"In November, industrial production in Germany fell the most in a decade. Other data from the German economy also show a significant downturn and even a real threat of recession. Macroeconomic publications from Germany are extremely bad news for Poland," writes Marcin Lipka, Conotoxia Analyst.
For several months now, the German economy has been clearly failing. In the third quarter of 2018, the GDP declined by 0.2 per cent quarter-on-quarter, and there has been weak growth at 1.2 per cent year-on-year. The German Central Bank (Bundesbank) justified this fact mainly with regulatory issues in the automotive industry, which temporarily halted production in this sector.

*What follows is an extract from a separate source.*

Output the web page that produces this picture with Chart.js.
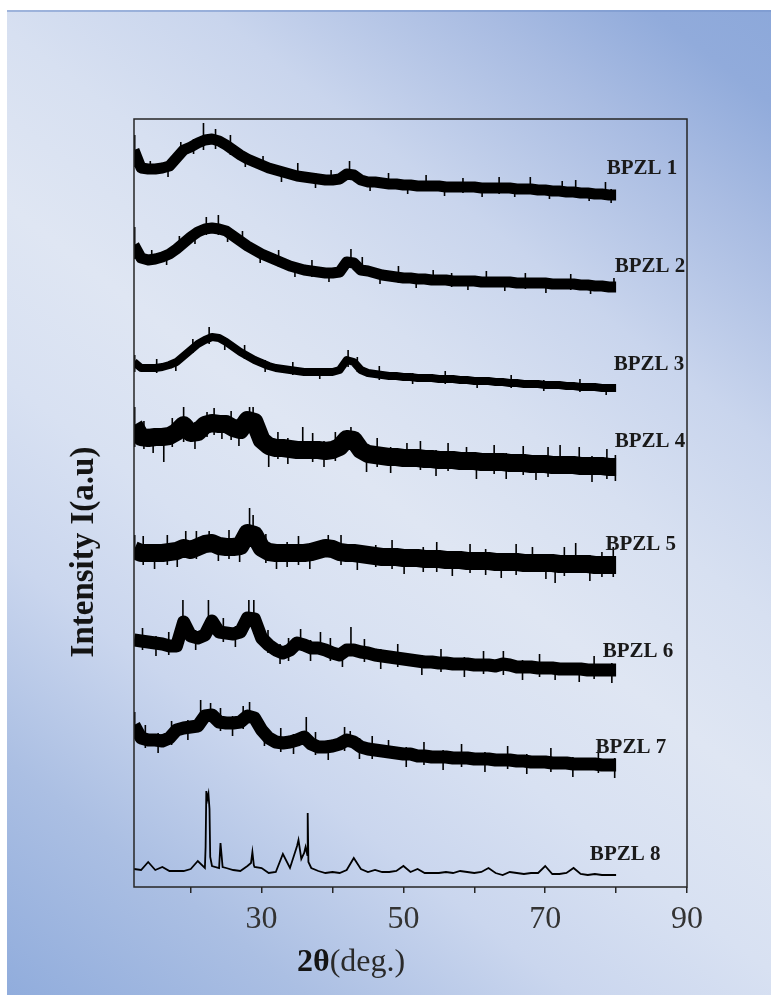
<!DOCTYPE html>
<html><head><meta charset="utf-8">
<script src="https://cdn.jsdelivr.net/npm/chart.js@4.4.1/dist/chart.umd.min.js"></script>
<style>html,body{margin:0;padding:0;background:#fff;overflow:hidden}canvas{display:block}</style>
</head><body>
<canvas id="c" width="771" height="995"></canvas>
<script>
// 2θ grid (degrees)
const twoTheta = [12,13,14,15,16,17,18,19,20,21,22,23,24,25,26,27,28,29,30,31,32,33,34,35,36,37,38,39,40,41,42,43,44,45,46,47,48,49,50,51,52,53,54,55,56,57,58,59,60,61,62,63,64,65,66,67,68,69,70,71,72,73,74,75,76,77,78,79,80];

// Intensities (a.u., stacked)
const bpzl1 = [737,719,718,718,719,721,729,737,740,744, 747,748,746,742,737,732,728,725,722,719, 717,715,713,711,710,709,708,707,707,708, 713,712,707,705,705,704,703,703,702,702, 701,701,701,701,700,700,700,700,700,699, 699,699,699,699,698,698,698,697,697,696, 696,695,695,694,694,693,693,692,692];
const bpzl2 = [642,629,627,628,630,633,638,644,650,655, 658,659,658,656,651,646,641,637,633,630, 627,624,621,619,617,616,615,614,614,615, 625,624,617,616,614,612,611,610,609,609, 608,608,607,607,607,606,606,606,606,605, 605,605,605,605,604,604,604,604,604,603, 603,603,603,602,602,601,601,600,600];
const bpzl3 = [525,519,519,519,520,522,525,531,537,543, 547,550,549,545,540,535,531,527,524,521, 519,518,517,516,515,515,515,515,515,517, 527,525,517,514,513,512,511,511,510,510, 509,509,509,508,508,508,507,507,506,506, 506,505,505,504,504,503,503,503,502,502, 502,501,501,500,500,500,499,499,499];
const bpzl4 = [462,450,449,450,450,451,455,462,454,455, 462,464,463,463,459,457,467,465,447,441, 439,439,438,437,437,437,437,436,437,440, 448,447,437,433,432,431,430,430,429,429, 429,428,428,427,427,427,426,426,426,425, 425,425,425,424,424,424,423,423,423,422, 422,422,422,421,421,421,421,420,420];
const bpzl5 = [337,334,334,334,334,335,336,339,337,340, 343,344,341,340,340,341,354,352,339,335, 334,334,334,334,334,335,337,339,338,335, 334,334,333,332,331,330,330,330,329,329, 329,328,328,328,327,327,327,326,326,326, 326,325,325,325,325,324,324,324,324,324, 323,323,323,323,323,322,322,322,322];
const bpzl6 = [247,246,245,244,243,241,241,265,251,249, 252,266,255,254,253,255,269,268,249,242, 237,234,237,244,242,239,239,237,234,232, 237,237,235,234,232,231,230,229,228,227, 226,225,225,224,224,223,223,223,222,222, 222,221,223,222,220,220,220,219,219,219, 218,218,218,218,217,217,217,217,217];
const bpzl7 = [162,149,147,147,146,149,157,159,160,161, 171,172,165,164,164,165,171,169,157,149, 145,144,145,147,150,143,140,140,141,143, 147,145,140,138,137,136,135,134,133,133, 131,131,130,130,130,129,129,129,128,128, 128,127,127,127,126,126,125,125,125,124, 124,124,123,123,123,123,122,122,122];
const bpzl8 = [18,17,25,17,20,16,16,16,18,26, 19,21,19,19,17,16,21,20,19,14, 15,33,19,41,34,19,16,14,15,14, 17,29,18,15,17,15,15,16,21,15, 18,14,14,14,15,14,16,15,14,15, 19,14,12,15,14,13,14,14,21,13, 13,14,19,13,12,13,12,12,12];

// sharp reflections of BPZL 8: [2θ, intensity]
const peaks8 = [[22.1,40],[22.2,96],[22.35,88],[22.5,93],[22.65,78],[22.75,30],[24.2,44],[24.5,20],[28.5,24],[28.7,35],[28.9,22],[35.2,47],[35.6,28],[36.2,40],[36.45,32],[36.5,74],[36.6,25]];

// noise spikes: [2θ, low, high]
const spikes1 = [[12.1,720,752],[14.3,713,726],[16.8,710,724],[18.6,729,745],[20.4,733,748],[21.8,737,764],[23.5,738,758],[25.6,732,752],[27.7,720,735],[30.2,716,731],[32.8,705,720],[35.1,707,724],[37.6,699,714],[39.8,702,717],[42.4,708,726],[45.3,696,710],[47.9,699,714],[50.6,693,706],[53.2,696,712],[55.8,691,705],[58.4,694,709],[61.1,690,704],[63.5,693,710],[65.7,690,703],[67.9,694,710],[70.6,688,701],[72.4,691,706],[74.3,690,707],[76.2,686,699],[78.5,689,705],[79.3,684,698]];
const spikes2 = [[12.1,628,660],[14.5,622,637],[16.6,622,635],[18.4,635,651],[20.6,643,657],[22.2,652,670],[23.9,652,672],[25.2,645,660],[27.3,639,656],[29.8,624,638],[32.4,620,637],[34.7,610,624],[37.1,610,627],[39.5,605,618],[42.6,622,638],[44.2,612,630],[46.7,603,617],[49.3,604,621],[51.8,599,613],[54.2,602,617],[56.8,600,614],[59.1,597,610],[61.7,600,616],[64.3,596,609],[67.2,598,614],[70.1,594,608],[73.6,597,613],[76.4,593,606],[79.7,596,609]];
const spikes3 = [[12.1,515,532],[15.2,514,528],[17.9,516,529],[20.3,534,548],[22.6,543,560],[24.8,537,550],[27.6,528,542],[30.5,515,527],[34.4,512,525],[38.2,508,519],[42.2,520,537],[43.5,515,530],[46.6,507,521],[51.3,503,514],[55.9,503,516],[60.4,499,510],[65.2,499,512],[69.8,496,507],[74.9,495,508],[78.6,492,503]];
const spikes4 = [[12.1,440,480],[13.4,438,466],[14.7,434,458],[16.2,425,445],[17.4,440,469],[19.0,445,480],[20.6,438,465],[22.3,450,475],[23.3,452,479],[24.4,448,472],[25.7,447,476],[26.8,441,466],[28.3,455,480],[28.8,455,480],[29.6,440,472],[31.0,420,440],[32.3,428,455],[33.7,423,449],[35.8,435,460],[37.2,425,454],[38.8,420,446],[40.4,426,455],[42.6,440,460],[44.8,415,432],[46.3,420,449],[48.2,414,440],[50.5,420,444],[52.4,417,446],[54.6,411,437],[56.3,416,444],[58.9,418,440],[60.3,408,425],[62.8,413,442],[64.5,408,434],[66.9,412,441],[68.7,407,432],[70.4,410,440],[72.1,418,442],[74.8,418,440],[76.6,405,431],[78.7,408,438],[79.9,406,432]];
const spikes5 = [[12.1,330,352],[13.3,322,351],[14.9,318,343],[16.7,322,352],[18.1,320,345],[19.3,335,356],[20.8,328,356],[22.6,338,356],[23.9,326,350],[25.4,328,357],[26.9,325,350],[28.3,345,379],[28.8,345,372],[30.6,324,353],[32.1,318,343],[33.6,320,345],[35.2,322,351],[36.8,318,344],[39.4,330,352],[41.2,322,352],[43.5,317,342],[46.1,320,342],[48.4,318,347],[50.1,313,338],[52.8,315,340],[54.7,315,345],[56.9,311,336],[59.4,314,343],[61.6,312,338],[63.8,309,334],[65.9,312,343],[68.2,315,340],[70.1,308,333],[71.4,304,325],[72.7,311,340],[74.3,318,344],[76.3,306,332],[78.0,310,335],[79.6,310,340]];
const spikes6 = [[13.2,237,259],[15.1,231,251],[16.9,232,255],[18.9,250,287],[20.7,237,257],[22.5,255,287],[24.6,245,269],[26.3,240,261],[28.2,260,287],[28.9,260,287],[30.9,234,257],[32.6,223,243],[33.8,226,249],[35.5,240,258],[36.9,226,247],[38.3,235,255],[39.7,226,249],[41.4,220,240],[42.6,235,260],[44.5,225,248],[46.8,218,238],[49.2,220,243],[52.6,212,232],[55.3,215,238],[58.6,210,230],[61.3,213,236],[64.1,212,236],[66.8,207,227],[69.2,210,233],[71.4,207,225],[74.8,205,222],[76.9,208,231],[79.4,204,224]];
const spikes7 = [[12.1,150,175],[13.6,139,162],[15.4,134,154],[17.3,142,166],[19.6,147,167],[21.4,160,187],[22.8,165,184],[24.2,156,179],[25.9,151,171],[27.4,158,181],[28.3,165,185],[30.4,141,161],[32.7,135,159],[34.5,133,153],[36.3,148,170],[37.6,132,155],[39.4,127,147],[41.7,136,160],[42.5,140,156],[43.8,128,149],[45.6,128,151],[47.9,130,147],[50.4,120,140],[52.9,122,145],[55.6,117,137],[58.2,120,143],[61.5,115,135],[64.7,118,141],[67.4,113,133],[70.8,115,139],[73.9,110,130],[77.5,114,137],[79.8,109,129]];
const spikes8 = [];

const seriesNames = ['BPZL 1','BPZL 2','BPZL 3','BPZL 4','BPZL 5','BPZL 6','BPZL 7','BPZL 8'];
// label anchors in data coordinates [2θ, intensity]
const labelAnchors = [[78.67,718],[79.8,620],[79.66,522],[79.8,445],[78.5,342],[78.1,235],[77.1,139],[76.3,32]];

const xTickValues = [20,30,40,50,60,70,80,90];
const xTickLabels = ['30','50','70','90'];

const seriesValues = [bpzl1,bpzl2,bpzl3,bpzl4,bpzl5,bpzl6,bpzl7,bpzl8];
const seriesPeaks = [null,null,null,null,null,null,null,peaks8];
const seriesSpikes = [spikes1,spikes2,spikes3,spikes4,spikes5,spikes6,spikes7,spikes8];
const bandWidths = [11,11,8,18,18,13,13,1.8];

function linePts(vals, extras){
  const p = twoTheta.map((x,i)=>({x, y: vals[i]}));
  if (extras) extras.forEach(([x,y])=>p.push({x,y}));
  p.sort((a,b)=>a.x-b.x);
  return p;
}
function spikePts(sp){
  const p=[];
  sp.forEach(([x,lo,hi])=>{p.push({x,y:lo},{x,y:hi},{x,y:null});});
  return p;
}

const datasets = [];
seriesValues.forEach((vals,i)=>{
  datasets.push({label: seriesNames[i], data: linePts(vals, seriesPeaks[i]), borderColor:'#000', borderWidth: bandWidths[i],
    pointRadius:0, tension:0, fill:false, clip:0, borderJoinStyle: i===7?'miter':'round', borderCapStyle:'butt'});
  if (seriesSpikes[i].length) datasets.push({label: seriesNames[i]+' spikes', data: spikePts(seriesSpikes[i]), borderColor:'#000', borderWidth:1.6,
    pointRadius:0, spanGaps:false, fill:false, clip:0});
});

const bgPlugin = {
  id:'bg',
  beforeDraw(chart){
    const {ctx, width, height} = chart;
    ctx.save();
    ctx.fillStyle = '#ffffff';
    ctx.fillRect(0,0,width,height);
    const g = ctx.createLinearGradient(width,0,0,height);
    g.addColorStop(0,'#8ca8da');
    g.addColorStop(0.065,'#91abdb');
    g.addColorStop(0.15,'#a9bce2');
    g.addColorStop(0.28,'#c9d5ed');
    g.addColorStop(0.39,'#d7e0f1');
    g.addColorStop(0.5,'#dfe6f3');
    g.addColorStop(0.61,'#d8e1f2');
    g.addColorStop(0.72,'#cad6ee');
    g.addColorStop(0.85,'#abbfe3');
    g.addColorStop(1,'#90acdc');
    ctx.fillStyle = g;
    ctx.fillRect(7,10,width-7,height-10);
    ctx.fillStyle = 'rgba(120,150,205,0.6)';
    ctx.fillRect(7,10,width-7,2);
    ctx.restore();
  }
};

const decoPlugin = {
  id:'deco',
  afterDraw(chart){
    const {ctx, chartArea:a, scales:{x,y}} = chart;
    ctx.save();
    ctx.strokeStyle = '#262626';
    ctx.lineWidth = 1.5;
    ctx.strokeRect(a.left, a.top, a.right-a.left, a.bottom-a.top);
    ctx.fillStyle = '#1a1a1a';
    ctx.font = 'bold 21px "Liberation Serif"';
    ctx.textAlign = 'left';
    ctx.textBaseline = 'middle';
    seriesNames.forEach((n,i)=>{
      ctx.fillText(n, x.getPixelForValue(labelAnchors[i][0]), y.getPixelForValue(labelAnchors[i][1]));
    });
    ctx.save();
    ctx.translate(a.left-50, (a.top+a.bottom)/2+49);
    ctx.rotate(-Math.PI/2);
    ctx.textAlign='center';
    ctx.textBaseline='middle';
    ctx.font='bold 33px "Liberation Serif"';
    ctx.fillStyle='#141414';
    ctx.fillText('Intensity I(a.u)',0,0);
    ctx.restore();
    const bx = a.left+163, by = a.bottom+84;
    ctx.textAlign='left';
    ctx.textBaseline='alphabetic';
    ctx.fillStyle='#141414';
    ctx.font='bold 32px "Liberation Serif"';
    ctx.fillText('2θ', bx, by);
    const w = ctx.measureText('2θ').width;
    ctx.font='32px "Liberation Serif"';
    ctx.fillStyle='#2a2a2a';
    ctx.fillText('(deg.)', bx+w, by);
    ctx.restore();
  }
};

new Chart(document.getElementById('c'), {
  type:'line',
  data:{datasets},
  options:{
    responsive:false, animation:false, events:[],
    layout:{padding:{left:134, right:84, top:119, bottom:0}},
    plugins:{legend:{display:false}, tooltip:{enabled:false}},
    scales:{
      x:{type:'linear', min:12, max:90,
        afterBuildTicks(s){ s.ticks = xTickValues.map(v=>({value:v})); },
        afterFit(s){ s.height = 108; },
        grid:{drawOnChartArea:false, drawTicks:true, tickLength:6, color:'#262626', lineWidth:1.5},
        border:{display:false},
        ticks:{autoSkip:false, maxRotation:0, padding:7, color:'#333', font:{family:'"Liberation Serif"', size:32},
          callback(v){ const s=String(v); return xTickLabels.includes(s)? s : ''; }}
      },
      y:{display:false, min:0, max:768}
    }
  },
  plugins:[bgPlugin, decoPlugin]
});
</script>
</body></html>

Unfortunately, there are many signs that Germany's problems are not temporary and limited only to the new exhaust emission standards. Although the German economy is one of the best managed in the world, the problems may be much more severe than previously thought.
Breakdown observed in production. The worst since the great recession
The data on industrial production for November can be described as a drama, which was published on January 8th. It dropped by 4.7% year-on-year, i.e. the most since the end of 2009. Sometimes it happens that such strong, sudden falls are caused by one-off factors, seasonal disturbances (weather, number of working days) or a clearly negative contribution, e.g. from the energy sector. This time, however, fatal data cannot be justified by any extraordinary events. Why?
First of all, the negative trend has been evident for several months now. At the turn of 2017 and 2018, production grew at a pace of approx. 6% per year. However, since the middle of last year it has been fluctuating close to 0. Now the negative trend has simply accelerated.
The upcoming problems of industrial production starting from June last year suggested negative year-on-year orders in manufacturing. Their 5-month year-on-year average is at the level of minus 2.5% after five consecutive negative readings (in November it was minus 4.6%).
It might also be worrying that the slowdown in production is spreading to all key components. Negative dynamics were observed in the mining, construction and energy production sectors, as well as in the most important component, i.e. manufacturing production (a drop by 4.8% year-on-year). Also in the division into consumer goods and capital goods, only negative readings can be seen.
The weakness of the second half of the year in the German industry is also proven by the fact that the production index (seasonally adjusted and by the number of working days) is now at the level of early 2017. This means that a year and a half of strong growth (beginning of 2017 - middle of 2018) was lost in just 5 months (July - November 2018).
Bundesbank forecasts. Sorrowful laughter
Jamie Murray, head of European Bloomberg Economics, in today's commentary on data from Germany suggested that the decline in industrial production in the entire fourth quarter may cause a decline in GDP in the last quarter of last year at the level of 0.3% q/q. This would mean that the German economy would see a technical recession (two consecutive quarters of GDP decline).
This forecast seems to be too pessimistic, especially as retail sales in Germany are still growing. However, this does not change the fact that 2018 (especially the second half) was a terrible year for the largest economy in the eurozone.
Bundesbank's forecasts from mid-December last year may also be called a failure. Three weeks ago, the German central bank estimated growth at 1.5% in 2018. Now even half of this value (0.7-0.8%) will be a success, which means that last year was the worst year for Germany since the eurozone debt crisis. Earlier, however, it was expected that last year could be one of the best in the past decade (the European Commission's projections from winter 2018 assumed an increase for Germany at 2.3% last year).
Bad information for Poland
Apart from issues related to the automotive industry, data from Germany also show that the trade war between USA and China has a negative impact on the sentiment of enterprises and reduces their demand for capital goods, both globally as well as in Europe.
Events in Italy also have a negative impact on the eurozone's condition, where the months-long battle with the European Commission and harmful ideas for fighting 20 years of economic stagnation are destroying the already imperfect EC tools for enforcing the basic Community fiscal rules. The protests in France and the inadequate reaction of the authorities in Paris also had a negative impact. On top of this is Brexit, which increases risks not only for the United Kingdom but also for the European Union.
All this information suggests that the future prospects for the Polish economy are deteriorating significantly due to its links with Germany and the eurozone as a whole. How much? It is difficult to say because due to high consumption and investments co-financed by EU funds, the basic indexes can be relatively strong for a relatively long time. However, there is growing risk this year after an excellent 2018 economic situation, and the second half of the year especially will be much weaker than shown by most forecasts.